From the Inner West suburb of Marrickville in Sydney, Poor Toms has been distilling superb spirits since 2015. We take a closer look at one of the distillery’s OG: Poor Toms’ Sydney Dry Gin.
Anyone who lives in or near Sydney will tell you that the suburb of Marrickville is the craft capital of the city. The concentration of independent breweries and distilleries here is amazing.
But before 2015, things were very different.
Poor Toms was really the touch paper that started this explosion of small, handmade producers in this part of the Inner West.
About Poor Toms
Poor Toms was founded by Jesse Kennedy and Griff Blumer, two mates who have known each other since high school and who, coincidentally, have the same middle name: Tom.
So one part of the distillery’s name is now clear.
As for the ‘Poor’ part, it may have some insinuation to their finances when they were sharing a house in Newtown in their early twenties and the idea of a distillery first came about.
More likely, it’s a reference to the character of Edgar in Shakespeare’s King Lear, who pretends to be a madman called Poor Tom.
Certainly, when we met them when they first started out, Griff and Jesse’s nervous, excited energy suggested that there was still a part of them that thought there was a touch of madness to this distillery idea they’d dreamt up.
But they’ve gone on to be one of the stalwarts of Australian distilling, and you’ll find their gins, vodka and amaro in bars and bottle shops right across the country.
About the Bottle
Jesse and Griff have always had great branding. The artwork of their bottle labels is so striking and the Sydney Dry Gin bottle’s no exception.
Abstract orgy-like chaos, perhaps representing the feigned madness of King Lear’s Poor Tom, is inspired by Renaissance artist Hieronymus Bosch’s strange The Garden of Earthly Delights and tells a tale of what’s inside.
It’s refreshingly irreverent, funny and purely creative, and is one of those labels you could sit and look at for hours and still see something new the next time you pick it up.
While you’re examining the artwork, you’ll notice hints of the botanicals Griff and Jesse have used in their Sydney Dry Gin—as well as stuff that’s hopefully not in the gin; bats, bin chickens, giant koalas and a man inexplicably popping flowers up someone’s bum!
Jesse and Griff have always pushed back against making a ‘London Dry’ gin, determined to make something different and a gin that would represent where they’re from and where the gin comes from too.
Poor Toms’ Sydney Dry Gin is still juniper-led, but there’s plenty of differences that sets it apart from a classic London dry style.
Listed botanicals for the Sydney Dry are: juniper, freshly pressed granny smith apples, strawberry gum leaf, chamomile, lemon myrtle, coriander seed, angelica root, cinnamon, cardamon and cubeb pepper.

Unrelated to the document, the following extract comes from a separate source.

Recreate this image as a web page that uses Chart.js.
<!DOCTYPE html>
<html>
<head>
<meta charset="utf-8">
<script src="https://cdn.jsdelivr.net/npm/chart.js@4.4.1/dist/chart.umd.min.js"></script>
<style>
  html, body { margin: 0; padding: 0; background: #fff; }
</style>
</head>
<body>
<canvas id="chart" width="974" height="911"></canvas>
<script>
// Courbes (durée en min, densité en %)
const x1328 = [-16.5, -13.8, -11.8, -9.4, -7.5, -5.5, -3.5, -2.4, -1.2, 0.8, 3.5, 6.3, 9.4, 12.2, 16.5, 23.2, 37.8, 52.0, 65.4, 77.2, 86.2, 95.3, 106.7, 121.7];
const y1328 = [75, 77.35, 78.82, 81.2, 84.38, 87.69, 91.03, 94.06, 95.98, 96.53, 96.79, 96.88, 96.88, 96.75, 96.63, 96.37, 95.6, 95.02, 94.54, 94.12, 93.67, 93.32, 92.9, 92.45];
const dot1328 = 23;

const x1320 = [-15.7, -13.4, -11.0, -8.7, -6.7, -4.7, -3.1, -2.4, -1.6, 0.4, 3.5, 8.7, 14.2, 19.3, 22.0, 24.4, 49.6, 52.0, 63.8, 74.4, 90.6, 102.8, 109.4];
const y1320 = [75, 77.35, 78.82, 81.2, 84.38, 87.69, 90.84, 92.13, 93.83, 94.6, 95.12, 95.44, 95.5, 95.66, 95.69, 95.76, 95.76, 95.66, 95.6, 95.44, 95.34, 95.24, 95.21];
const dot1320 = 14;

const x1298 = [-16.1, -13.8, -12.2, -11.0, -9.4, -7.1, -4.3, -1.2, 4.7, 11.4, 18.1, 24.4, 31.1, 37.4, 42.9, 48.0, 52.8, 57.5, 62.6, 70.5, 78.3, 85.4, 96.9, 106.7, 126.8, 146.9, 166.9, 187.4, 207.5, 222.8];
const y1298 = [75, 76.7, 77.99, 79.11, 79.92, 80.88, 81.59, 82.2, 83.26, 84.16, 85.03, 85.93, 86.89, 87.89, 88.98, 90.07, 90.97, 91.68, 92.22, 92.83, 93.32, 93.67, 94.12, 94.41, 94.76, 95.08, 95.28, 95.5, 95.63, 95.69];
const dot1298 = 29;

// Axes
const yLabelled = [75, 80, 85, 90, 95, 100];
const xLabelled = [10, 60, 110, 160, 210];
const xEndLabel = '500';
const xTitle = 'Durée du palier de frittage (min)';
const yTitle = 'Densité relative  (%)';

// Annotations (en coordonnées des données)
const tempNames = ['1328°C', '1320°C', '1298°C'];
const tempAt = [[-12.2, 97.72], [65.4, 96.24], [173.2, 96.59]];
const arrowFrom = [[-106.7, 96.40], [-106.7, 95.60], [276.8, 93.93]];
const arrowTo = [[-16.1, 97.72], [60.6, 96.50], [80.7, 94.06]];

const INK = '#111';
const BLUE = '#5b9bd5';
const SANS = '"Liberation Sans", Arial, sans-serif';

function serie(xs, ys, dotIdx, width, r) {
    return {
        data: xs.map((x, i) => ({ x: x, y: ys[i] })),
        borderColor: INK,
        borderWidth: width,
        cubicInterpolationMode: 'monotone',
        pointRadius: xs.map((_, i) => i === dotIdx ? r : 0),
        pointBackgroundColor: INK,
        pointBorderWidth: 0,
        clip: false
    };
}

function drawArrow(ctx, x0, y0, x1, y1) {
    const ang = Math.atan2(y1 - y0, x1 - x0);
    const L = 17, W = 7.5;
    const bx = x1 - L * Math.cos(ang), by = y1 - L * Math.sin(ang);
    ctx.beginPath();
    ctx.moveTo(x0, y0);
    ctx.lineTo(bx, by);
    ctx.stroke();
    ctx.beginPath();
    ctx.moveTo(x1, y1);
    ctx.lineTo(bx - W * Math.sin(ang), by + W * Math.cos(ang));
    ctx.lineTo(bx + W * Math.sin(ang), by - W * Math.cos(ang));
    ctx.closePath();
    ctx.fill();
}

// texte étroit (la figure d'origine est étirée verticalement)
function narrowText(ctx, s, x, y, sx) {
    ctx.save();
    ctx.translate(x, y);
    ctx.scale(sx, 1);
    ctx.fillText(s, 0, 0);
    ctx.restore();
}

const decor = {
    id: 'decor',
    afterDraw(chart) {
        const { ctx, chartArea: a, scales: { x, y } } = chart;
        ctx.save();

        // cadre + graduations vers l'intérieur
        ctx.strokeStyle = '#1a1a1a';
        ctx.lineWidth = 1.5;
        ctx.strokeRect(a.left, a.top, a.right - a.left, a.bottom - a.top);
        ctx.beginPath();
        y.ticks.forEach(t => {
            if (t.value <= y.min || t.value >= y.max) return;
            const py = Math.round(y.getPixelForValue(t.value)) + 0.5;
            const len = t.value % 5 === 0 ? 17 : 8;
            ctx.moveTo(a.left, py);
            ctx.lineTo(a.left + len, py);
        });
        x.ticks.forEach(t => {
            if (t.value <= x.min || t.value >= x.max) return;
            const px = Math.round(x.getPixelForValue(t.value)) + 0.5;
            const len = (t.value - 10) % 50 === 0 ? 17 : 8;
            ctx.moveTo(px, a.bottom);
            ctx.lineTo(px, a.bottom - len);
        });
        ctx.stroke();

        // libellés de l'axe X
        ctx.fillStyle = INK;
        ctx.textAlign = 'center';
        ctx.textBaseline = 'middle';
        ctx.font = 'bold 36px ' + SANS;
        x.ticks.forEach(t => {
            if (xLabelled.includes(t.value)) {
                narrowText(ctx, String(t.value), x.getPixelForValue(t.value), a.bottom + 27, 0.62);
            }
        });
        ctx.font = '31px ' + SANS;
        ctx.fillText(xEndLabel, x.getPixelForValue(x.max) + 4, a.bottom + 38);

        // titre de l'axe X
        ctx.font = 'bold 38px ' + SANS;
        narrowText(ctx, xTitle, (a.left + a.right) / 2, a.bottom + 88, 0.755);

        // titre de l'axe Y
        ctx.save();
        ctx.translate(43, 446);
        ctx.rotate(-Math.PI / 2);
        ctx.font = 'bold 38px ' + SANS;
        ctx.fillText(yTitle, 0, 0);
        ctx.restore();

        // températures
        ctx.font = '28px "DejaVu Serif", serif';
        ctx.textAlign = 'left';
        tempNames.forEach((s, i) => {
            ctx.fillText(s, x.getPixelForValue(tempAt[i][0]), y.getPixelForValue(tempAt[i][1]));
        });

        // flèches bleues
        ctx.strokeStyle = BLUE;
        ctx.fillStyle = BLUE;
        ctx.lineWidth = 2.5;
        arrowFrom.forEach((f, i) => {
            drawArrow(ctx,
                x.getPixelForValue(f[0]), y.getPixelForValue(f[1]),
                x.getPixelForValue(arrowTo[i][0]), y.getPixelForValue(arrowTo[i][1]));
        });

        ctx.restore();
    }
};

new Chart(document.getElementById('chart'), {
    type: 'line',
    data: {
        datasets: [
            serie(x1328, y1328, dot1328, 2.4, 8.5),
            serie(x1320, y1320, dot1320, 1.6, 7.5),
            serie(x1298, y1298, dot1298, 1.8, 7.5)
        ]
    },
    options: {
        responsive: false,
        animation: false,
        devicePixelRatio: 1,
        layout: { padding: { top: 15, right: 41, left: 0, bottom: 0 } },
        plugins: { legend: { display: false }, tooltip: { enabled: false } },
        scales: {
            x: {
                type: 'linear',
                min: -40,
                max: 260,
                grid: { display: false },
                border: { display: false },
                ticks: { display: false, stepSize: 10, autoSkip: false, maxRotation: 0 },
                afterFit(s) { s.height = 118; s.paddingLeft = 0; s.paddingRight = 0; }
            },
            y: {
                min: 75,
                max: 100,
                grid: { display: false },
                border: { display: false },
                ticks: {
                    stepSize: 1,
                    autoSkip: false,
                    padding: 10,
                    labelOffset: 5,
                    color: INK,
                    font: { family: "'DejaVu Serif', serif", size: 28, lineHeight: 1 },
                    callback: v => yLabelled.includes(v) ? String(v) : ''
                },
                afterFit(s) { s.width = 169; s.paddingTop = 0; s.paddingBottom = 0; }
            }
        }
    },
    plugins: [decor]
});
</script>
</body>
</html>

On the nose, juniper, soft strawberry jellybeans and citrus with underlying peppery spice, lifted floral notes
To taste, you get juicy strawberry sweetness (in the same way that strawberries are never that sweet and it always surprises you) and light, minty-menthol eucalypt notes are followed with slight earthiness and a medium finish.
There’s also a lovely silky smooth oily texture to this gin that coats the mouth and even though it’s over 41%ABV, there’s no burn from Poor Toms’ Sydney Dry Gin, even when you taste it neat.
Surely, this is a martini gin. It’s so smooth and delicate that a martini, served clean and very dry, would do it justice.
Alternatively, Sydney Dry Gin with a light tonic would make a lovely G&T, and Poor Toms also recommend a south side, which I get.
This gin would also go well in a negroni, especially if you’re using Poor Toms’ Imbroglio instead of the oh so basic Campari.